DATA:
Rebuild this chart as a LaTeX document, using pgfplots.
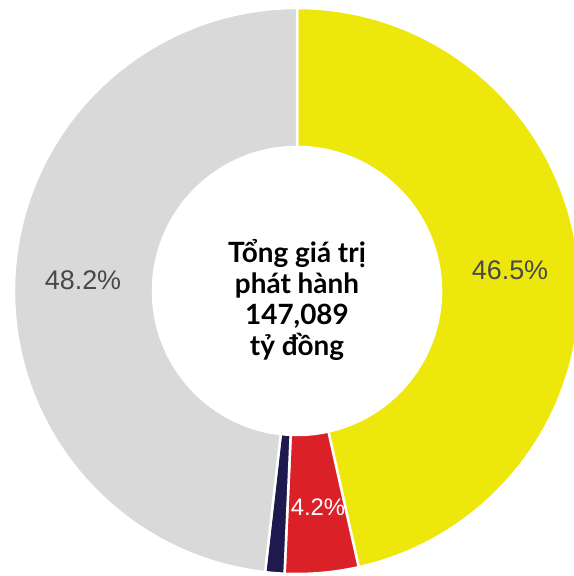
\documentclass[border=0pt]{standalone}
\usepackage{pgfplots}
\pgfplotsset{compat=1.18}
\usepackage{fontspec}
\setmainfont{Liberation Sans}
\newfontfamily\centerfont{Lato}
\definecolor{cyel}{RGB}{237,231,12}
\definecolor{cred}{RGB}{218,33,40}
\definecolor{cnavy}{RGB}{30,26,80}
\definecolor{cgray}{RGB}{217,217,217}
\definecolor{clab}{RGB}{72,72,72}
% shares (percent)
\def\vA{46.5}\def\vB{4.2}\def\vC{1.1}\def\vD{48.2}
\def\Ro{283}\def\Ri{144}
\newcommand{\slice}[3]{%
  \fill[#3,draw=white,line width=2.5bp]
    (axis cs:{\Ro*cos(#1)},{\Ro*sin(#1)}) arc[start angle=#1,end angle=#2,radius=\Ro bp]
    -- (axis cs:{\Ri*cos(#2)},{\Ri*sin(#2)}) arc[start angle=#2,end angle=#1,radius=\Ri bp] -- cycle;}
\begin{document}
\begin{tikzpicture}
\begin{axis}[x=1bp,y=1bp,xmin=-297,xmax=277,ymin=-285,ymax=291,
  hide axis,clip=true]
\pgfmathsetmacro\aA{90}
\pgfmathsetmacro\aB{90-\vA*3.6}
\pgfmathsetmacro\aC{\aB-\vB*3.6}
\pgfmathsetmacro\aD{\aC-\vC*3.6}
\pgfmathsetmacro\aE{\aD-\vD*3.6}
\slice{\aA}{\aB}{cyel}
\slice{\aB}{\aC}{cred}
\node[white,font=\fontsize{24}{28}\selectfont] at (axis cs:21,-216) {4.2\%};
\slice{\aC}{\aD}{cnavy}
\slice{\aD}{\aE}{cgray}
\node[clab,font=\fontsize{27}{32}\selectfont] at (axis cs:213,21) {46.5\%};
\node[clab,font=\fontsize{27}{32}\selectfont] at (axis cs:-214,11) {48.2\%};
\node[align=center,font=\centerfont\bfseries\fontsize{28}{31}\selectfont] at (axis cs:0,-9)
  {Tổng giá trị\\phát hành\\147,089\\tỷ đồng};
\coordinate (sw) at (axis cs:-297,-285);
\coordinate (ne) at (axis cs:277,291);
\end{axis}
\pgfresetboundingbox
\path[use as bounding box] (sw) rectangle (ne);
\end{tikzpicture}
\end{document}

STATED EXERCISE:
Replicate the material above verbatim; images stay out of the copy.

RESPONSE TO THIS EXERCISE:
Rebuild this chart as a LaTeX document, using pgfplots.
\documentclass[border=0pt]{standalone}
\usepackage{pgfplots}
\pgfplotsset{compat=1.18}
\usepackage{fontspec}
\setmainfont{Liberation Sans}
\newfontfamily\centerfont{Lato}
\definecolor{cyel}{RGB}{237,231,12}
\definecolor{cred}{RGB}{218,33,40}
\definecolor{cnavy}{RGB}{30,26,80}
\definecolor{cgray}{RGB}{217,217,217}
\definecolor{clab}{RGB}{72,72,72}
% shares (percent)
\def\vA{46.5}\def\vB{4.2}\def\vC{1.1}\def\vD{48.2}
\def\Ro{283}\def\Ri{144}
\newcommand{\slice}[3]{%
  \fill[#3,draw=white,line width=2.5bp]
    (axis cs:{\Ro*cos(#1)},{\Ro*sin(#1)}) arc[start angle=#1,end angle=#2,radius=\Ro bp]
    -- (axis cs:{\Ri*cos(#2)},{\Ri*sin(#2)}) arc[start angle=#2,end angle=#1,radius=\Ri bp] -- cycle;}
\begin{document}
\begin{tikzpicture}
\begin{axis}[x=1bp,y=1bp,xmin=-297,xmax=277,ymin=-285,ymax=291,
  hide axis,clip=true]
\pgfmathsetmacro\aA{90}
\pgfmathsetmacro\aB{90-\vA*3.6}
\pgfmathsetmacro\aC{\aB-\vB*3.6}
\pgfmathsetmacro\aD{\aC-\vC*3.6}
\pgfmathsetmacro\aE{\aD-\vD*3.6}
\slice{\aA}{\aB}{cyel}
\slice{\aB}{\aC}{cred}
\node[white,font=\fontsize{24}{28}\selectfont] at (axis cs:21,-216) {4.2\%};
\slice{\aC}{\aD}{cnavy}
\slice{\aD}{\aE}{cgray}
\node[clab,font=\fontsize{27}{32}\selectfont] at (axis cs:213,21) {46.5\%};
\node[clab,font=\fontsize{27}{32}\selectfont] at (axis cs:-214,11) {48.2\%};
\node[align=center,font=\centerfont\bfseries\fontsize{28}{31}\selectfont] at (axis cs:0,-9)
  {Tổng giá trị\\phát hành\\147,089\\tỷ đồng};
\coordinate (sw) at (axis cs:-297,-285);
\coordinate (ne) at (axis cs:277,291);
\end{axis}
\pgfresetboundingbox
\path[use as bounding box] (sw) rectangle (ne);
\end{tikzpicture}
\end{document}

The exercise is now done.